» **Task requirements**
Starting at the line that contains "Emit a LaTeX", reproduce each line exactly up to and including the line that contains "(50,1705) rectangle (1708,1724);". Reproduce nothing else.
──────
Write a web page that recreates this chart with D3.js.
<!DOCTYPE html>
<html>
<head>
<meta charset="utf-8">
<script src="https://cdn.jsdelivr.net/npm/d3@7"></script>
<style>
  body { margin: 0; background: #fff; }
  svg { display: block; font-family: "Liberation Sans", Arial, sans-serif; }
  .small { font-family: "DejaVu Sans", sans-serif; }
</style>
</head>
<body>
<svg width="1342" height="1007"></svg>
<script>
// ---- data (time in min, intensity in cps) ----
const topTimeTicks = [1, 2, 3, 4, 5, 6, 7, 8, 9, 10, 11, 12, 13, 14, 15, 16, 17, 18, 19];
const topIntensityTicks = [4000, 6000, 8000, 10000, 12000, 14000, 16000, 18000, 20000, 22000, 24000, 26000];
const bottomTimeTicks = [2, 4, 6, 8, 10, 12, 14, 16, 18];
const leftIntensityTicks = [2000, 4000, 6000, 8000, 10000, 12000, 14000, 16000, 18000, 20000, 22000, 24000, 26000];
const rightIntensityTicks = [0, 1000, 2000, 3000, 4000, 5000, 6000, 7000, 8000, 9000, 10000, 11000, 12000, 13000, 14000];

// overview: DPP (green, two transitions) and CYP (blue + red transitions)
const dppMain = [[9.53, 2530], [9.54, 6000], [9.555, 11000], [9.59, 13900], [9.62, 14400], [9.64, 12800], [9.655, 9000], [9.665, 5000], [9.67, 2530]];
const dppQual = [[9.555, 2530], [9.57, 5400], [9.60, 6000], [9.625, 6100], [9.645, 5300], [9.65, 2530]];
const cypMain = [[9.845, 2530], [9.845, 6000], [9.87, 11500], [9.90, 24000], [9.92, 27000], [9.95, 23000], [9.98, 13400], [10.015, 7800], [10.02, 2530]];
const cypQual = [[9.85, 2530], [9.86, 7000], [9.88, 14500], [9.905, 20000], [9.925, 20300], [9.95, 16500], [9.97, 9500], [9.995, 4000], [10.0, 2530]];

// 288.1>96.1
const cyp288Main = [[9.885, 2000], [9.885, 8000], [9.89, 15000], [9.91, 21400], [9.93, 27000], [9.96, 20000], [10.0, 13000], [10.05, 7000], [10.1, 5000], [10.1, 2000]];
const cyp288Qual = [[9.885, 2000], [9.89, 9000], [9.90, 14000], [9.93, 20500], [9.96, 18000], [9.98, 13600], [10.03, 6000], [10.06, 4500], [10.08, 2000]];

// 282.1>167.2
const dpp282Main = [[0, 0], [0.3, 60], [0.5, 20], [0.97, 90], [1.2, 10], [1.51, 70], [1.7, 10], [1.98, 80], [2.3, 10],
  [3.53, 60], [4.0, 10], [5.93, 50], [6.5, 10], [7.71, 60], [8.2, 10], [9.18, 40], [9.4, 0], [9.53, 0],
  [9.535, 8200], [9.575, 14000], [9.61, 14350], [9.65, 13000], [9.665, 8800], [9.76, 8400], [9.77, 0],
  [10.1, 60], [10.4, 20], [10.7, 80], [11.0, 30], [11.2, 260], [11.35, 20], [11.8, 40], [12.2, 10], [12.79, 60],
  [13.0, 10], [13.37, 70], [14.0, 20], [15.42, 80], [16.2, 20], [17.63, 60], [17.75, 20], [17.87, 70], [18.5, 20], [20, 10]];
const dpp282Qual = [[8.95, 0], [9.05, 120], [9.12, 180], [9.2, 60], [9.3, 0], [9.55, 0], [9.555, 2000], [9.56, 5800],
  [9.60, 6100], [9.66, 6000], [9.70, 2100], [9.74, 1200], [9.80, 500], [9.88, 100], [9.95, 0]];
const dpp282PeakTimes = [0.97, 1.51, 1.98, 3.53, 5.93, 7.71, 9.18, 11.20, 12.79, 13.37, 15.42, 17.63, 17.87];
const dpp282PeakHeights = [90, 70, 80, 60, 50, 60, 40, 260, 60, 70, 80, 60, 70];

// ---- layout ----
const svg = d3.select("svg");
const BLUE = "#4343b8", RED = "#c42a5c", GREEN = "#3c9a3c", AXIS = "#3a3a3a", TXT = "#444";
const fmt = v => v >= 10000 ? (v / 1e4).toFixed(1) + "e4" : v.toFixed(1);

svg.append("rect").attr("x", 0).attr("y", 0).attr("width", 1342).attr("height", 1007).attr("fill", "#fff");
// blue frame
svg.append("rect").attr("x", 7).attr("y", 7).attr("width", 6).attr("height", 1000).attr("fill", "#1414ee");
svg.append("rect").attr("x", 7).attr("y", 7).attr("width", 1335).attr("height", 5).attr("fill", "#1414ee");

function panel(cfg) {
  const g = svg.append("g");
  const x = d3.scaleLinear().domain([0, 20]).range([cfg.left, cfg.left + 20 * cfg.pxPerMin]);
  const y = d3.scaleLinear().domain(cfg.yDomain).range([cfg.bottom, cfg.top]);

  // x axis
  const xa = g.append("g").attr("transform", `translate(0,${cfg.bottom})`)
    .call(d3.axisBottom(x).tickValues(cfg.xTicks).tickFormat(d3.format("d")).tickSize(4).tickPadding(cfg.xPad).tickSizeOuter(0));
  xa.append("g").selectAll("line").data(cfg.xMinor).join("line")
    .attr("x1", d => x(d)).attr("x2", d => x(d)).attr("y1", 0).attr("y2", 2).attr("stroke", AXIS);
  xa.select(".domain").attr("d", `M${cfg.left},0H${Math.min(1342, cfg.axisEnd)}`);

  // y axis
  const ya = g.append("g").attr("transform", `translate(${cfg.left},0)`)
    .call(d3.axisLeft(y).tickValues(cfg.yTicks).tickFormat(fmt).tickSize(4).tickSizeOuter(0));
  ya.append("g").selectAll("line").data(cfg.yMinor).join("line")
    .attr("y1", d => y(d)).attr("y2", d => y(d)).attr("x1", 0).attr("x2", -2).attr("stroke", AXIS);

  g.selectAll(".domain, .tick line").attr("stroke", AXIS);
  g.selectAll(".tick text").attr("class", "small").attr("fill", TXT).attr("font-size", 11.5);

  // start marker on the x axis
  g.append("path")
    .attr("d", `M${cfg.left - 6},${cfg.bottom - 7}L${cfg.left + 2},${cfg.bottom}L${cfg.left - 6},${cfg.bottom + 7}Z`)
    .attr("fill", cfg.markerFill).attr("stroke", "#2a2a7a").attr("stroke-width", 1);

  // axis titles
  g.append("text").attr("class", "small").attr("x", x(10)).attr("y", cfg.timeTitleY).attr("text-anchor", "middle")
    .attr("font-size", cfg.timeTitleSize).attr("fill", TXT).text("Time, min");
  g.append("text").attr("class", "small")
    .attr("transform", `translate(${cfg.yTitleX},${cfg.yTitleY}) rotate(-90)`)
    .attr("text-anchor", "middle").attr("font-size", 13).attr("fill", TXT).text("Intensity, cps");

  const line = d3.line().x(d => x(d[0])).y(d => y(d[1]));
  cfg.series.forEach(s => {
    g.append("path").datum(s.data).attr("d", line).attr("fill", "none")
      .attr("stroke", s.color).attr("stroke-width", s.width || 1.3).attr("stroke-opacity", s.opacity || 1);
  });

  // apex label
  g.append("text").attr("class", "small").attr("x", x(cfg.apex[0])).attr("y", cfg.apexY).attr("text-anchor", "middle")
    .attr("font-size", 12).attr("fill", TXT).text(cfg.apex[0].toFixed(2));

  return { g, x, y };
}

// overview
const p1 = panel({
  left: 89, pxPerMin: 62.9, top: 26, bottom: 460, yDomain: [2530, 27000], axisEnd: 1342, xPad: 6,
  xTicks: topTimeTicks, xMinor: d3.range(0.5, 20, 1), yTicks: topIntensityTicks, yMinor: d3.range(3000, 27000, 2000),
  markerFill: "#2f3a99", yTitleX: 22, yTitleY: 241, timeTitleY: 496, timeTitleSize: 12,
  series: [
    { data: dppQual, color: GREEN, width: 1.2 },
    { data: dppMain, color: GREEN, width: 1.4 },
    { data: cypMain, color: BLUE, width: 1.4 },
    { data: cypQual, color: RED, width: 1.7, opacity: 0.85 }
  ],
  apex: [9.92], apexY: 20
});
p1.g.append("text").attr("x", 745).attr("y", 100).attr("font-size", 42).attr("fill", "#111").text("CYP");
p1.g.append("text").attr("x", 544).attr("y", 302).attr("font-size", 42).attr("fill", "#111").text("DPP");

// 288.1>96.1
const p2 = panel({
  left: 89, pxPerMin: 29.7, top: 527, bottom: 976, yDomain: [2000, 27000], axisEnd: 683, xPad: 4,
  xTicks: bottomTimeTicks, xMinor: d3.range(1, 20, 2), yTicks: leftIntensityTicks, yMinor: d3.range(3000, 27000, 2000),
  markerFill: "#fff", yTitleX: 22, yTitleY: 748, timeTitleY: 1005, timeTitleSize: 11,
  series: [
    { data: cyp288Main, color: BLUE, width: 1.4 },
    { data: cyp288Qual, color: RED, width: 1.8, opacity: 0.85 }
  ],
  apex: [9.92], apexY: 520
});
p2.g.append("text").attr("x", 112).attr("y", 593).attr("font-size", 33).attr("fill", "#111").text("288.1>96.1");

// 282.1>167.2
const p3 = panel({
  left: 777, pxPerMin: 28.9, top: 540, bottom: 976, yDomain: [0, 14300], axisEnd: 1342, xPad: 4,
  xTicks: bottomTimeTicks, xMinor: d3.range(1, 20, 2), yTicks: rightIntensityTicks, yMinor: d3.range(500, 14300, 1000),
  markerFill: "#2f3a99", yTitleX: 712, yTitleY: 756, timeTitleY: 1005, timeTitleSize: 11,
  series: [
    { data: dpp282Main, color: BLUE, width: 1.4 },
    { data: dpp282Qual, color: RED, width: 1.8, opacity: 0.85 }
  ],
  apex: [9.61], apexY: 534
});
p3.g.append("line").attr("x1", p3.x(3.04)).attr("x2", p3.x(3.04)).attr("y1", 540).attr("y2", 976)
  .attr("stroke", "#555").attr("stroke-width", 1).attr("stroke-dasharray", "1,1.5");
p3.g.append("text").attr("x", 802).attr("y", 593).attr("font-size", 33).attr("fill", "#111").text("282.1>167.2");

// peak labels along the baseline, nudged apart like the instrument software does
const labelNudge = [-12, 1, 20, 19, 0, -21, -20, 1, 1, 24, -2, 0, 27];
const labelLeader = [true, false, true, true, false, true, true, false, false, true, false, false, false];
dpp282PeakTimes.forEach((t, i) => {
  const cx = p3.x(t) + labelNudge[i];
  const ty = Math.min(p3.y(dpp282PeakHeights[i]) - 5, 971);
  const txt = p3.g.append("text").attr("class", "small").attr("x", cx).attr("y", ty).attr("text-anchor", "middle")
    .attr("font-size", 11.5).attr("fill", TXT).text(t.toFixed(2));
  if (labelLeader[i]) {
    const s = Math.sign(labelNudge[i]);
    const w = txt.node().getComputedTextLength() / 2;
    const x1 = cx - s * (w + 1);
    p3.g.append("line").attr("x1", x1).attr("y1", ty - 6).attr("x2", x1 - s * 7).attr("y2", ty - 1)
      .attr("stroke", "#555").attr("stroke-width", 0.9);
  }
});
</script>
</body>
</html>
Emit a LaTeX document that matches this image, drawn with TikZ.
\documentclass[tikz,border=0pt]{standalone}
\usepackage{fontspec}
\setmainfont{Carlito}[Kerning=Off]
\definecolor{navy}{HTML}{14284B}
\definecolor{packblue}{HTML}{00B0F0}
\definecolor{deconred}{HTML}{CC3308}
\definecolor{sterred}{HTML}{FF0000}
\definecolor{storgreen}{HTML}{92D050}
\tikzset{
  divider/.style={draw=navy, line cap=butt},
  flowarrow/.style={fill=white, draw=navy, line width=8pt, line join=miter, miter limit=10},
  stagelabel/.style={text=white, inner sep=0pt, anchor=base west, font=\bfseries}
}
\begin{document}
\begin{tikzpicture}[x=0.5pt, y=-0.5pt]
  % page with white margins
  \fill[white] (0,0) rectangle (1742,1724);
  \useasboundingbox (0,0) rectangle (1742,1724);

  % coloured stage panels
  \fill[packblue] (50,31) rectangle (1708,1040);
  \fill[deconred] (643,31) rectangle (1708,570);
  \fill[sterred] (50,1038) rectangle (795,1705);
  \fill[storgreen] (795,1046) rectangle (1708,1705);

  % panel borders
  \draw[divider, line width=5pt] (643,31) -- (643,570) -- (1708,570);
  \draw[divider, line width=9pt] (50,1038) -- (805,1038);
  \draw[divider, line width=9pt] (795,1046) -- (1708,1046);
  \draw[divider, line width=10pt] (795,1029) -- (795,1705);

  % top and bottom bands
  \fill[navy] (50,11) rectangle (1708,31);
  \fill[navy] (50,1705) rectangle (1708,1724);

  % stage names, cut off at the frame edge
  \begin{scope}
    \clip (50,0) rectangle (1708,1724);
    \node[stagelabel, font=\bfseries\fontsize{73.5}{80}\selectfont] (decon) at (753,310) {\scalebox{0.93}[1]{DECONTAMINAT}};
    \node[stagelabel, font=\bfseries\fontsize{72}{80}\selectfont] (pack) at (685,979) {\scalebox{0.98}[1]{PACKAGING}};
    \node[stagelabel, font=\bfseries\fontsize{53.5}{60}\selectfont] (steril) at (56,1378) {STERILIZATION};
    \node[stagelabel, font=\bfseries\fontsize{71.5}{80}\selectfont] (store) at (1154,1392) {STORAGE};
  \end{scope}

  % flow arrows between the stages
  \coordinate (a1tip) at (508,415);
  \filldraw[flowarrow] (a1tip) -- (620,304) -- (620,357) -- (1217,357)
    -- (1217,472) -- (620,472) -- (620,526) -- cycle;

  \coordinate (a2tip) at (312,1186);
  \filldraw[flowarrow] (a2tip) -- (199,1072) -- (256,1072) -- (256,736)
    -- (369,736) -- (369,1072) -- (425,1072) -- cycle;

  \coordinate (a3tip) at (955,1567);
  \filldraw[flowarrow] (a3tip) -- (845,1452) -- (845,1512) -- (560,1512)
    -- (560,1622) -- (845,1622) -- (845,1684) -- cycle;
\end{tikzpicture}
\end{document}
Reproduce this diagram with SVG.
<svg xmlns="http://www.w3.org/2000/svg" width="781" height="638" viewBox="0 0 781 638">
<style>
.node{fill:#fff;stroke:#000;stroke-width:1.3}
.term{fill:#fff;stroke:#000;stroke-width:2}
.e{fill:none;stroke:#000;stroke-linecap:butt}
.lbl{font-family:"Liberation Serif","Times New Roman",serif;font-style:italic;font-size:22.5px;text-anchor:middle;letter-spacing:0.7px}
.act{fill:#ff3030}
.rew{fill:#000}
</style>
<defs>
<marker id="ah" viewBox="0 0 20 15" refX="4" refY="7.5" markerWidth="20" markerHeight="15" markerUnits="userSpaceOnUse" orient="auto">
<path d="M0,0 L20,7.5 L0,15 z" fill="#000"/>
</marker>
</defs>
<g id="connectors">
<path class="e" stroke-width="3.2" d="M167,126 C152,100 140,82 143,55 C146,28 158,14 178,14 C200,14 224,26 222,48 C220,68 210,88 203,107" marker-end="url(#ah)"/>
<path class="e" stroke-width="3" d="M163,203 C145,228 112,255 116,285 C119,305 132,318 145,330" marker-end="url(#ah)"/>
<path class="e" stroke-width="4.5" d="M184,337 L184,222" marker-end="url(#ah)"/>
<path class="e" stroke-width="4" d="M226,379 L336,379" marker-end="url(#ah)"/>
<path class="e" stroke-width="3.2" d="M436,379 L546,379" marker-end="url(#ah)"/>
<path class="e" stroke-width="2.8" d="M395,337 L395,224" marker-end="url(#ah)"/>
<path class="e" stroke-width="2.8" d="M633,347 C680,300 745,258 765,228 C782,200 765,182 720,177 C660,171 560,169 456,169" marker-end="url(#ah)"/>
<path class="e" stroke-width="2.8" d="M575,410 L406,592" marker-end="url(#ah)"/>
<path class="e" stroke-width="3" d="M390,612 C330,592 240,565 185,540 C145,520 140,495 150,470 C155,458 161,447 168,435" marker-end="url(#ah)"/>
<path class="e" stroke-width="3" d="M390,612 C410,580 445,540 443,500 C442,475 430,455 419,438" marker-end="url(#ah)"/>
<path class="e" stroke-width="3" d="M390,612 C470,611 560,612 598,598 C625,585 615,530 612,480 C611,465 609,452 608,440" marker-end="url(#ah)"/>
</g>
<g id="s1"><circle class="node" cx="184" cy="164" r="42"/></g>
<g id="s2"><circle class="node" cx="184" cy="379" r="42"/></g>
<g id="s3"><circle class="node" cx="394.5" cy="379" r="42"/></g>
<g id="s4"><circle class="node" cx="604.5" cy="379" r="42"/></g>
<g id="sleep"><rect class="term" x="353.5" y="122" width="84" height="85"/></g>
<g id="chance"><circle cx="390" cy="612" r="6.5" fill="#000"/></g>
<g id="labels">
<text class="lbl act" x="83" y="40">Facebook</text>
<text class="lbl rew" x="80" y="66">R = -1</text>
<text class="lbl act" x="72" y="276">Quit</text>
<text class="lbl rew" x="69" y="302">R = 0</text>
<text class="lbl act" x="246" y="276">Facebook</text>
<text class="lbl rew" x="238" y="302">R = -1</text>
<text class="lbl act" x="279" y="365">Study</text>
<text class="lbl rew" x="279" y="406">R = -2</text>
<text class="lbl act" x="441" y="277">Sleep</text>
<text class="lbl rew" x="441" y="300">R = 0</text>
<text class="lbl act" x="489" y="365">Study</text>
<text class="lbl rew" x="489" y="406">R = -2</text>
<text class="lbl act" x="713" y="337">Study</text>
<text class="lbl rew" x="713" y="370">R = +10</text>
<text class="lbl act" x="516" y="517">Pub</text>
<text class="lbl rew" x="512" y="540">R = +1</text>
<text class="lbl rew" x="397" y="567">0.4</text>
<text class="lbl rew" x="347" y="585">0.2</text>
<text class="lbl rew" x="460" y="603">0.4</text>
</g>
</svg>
──────
» **Solved exercise**
Emit a LaTeX document that matches this image, drawn with TikZ.
\documentclass[tikz,border=0pt]{standalone}
\usepackage{fontspec}
\setmainfont{Carlito}[Kerning=Off]
\definecolor{navy}{HTML}{14284B}
\definecolor{packblue}{HTML}{00B0F0}
\definecolor{deconred}{HTML}{CC3308}
\definecolor{sterred}{HTML}{FF0000}
\definecolor{storgreen}{HTML}{92D050}
\tikzset{
  divider/.style={draw=navy, line cap=butt},
  flowarrow/.style={fill=white, draw=navy, line width=8pt, line join=miter, miter limit=10},
  stagelabel/.style={text=white, inner sep=0pt, anchor=base west, font=\bfseries}
}
\begin{document}
\begin{tikzpicture}[x=0.5pt, y=-0.5pt]
  % page with white margins
  \fill[white] (0,0) rectangle (1742,1724);
  \useasboundingbox (0,0) rectangle (1742,1724);

  % coloured stage panels
  \fill[packblue] (50,31) rectangle (1708,1040);
  \fill[deconred] (643,31) rectangle (1708,570);
  \fill[sterred] (50,1038) rectangle (795,1705);
  \fill[storgreen] (795,1046) rectangle (1708,1705);

  % panel borders
  \draw[divider, line width=5pt] (643,31) -- (643,570) -- (1708,570);
  \draw[divider, line width=9pt] (50,1038) -- (805,1038);
  \draw[divider, line width=9pt] (795,1046) -- (1708,1046);
  \draw[divider, line width=10pt] (795,1029) -- (795,1705);

  % top and bottom bands
  \fill[navy] (50,11) rectangle (1708,31);
  \fill[navy] (50,1705) rectangle (1708,1724);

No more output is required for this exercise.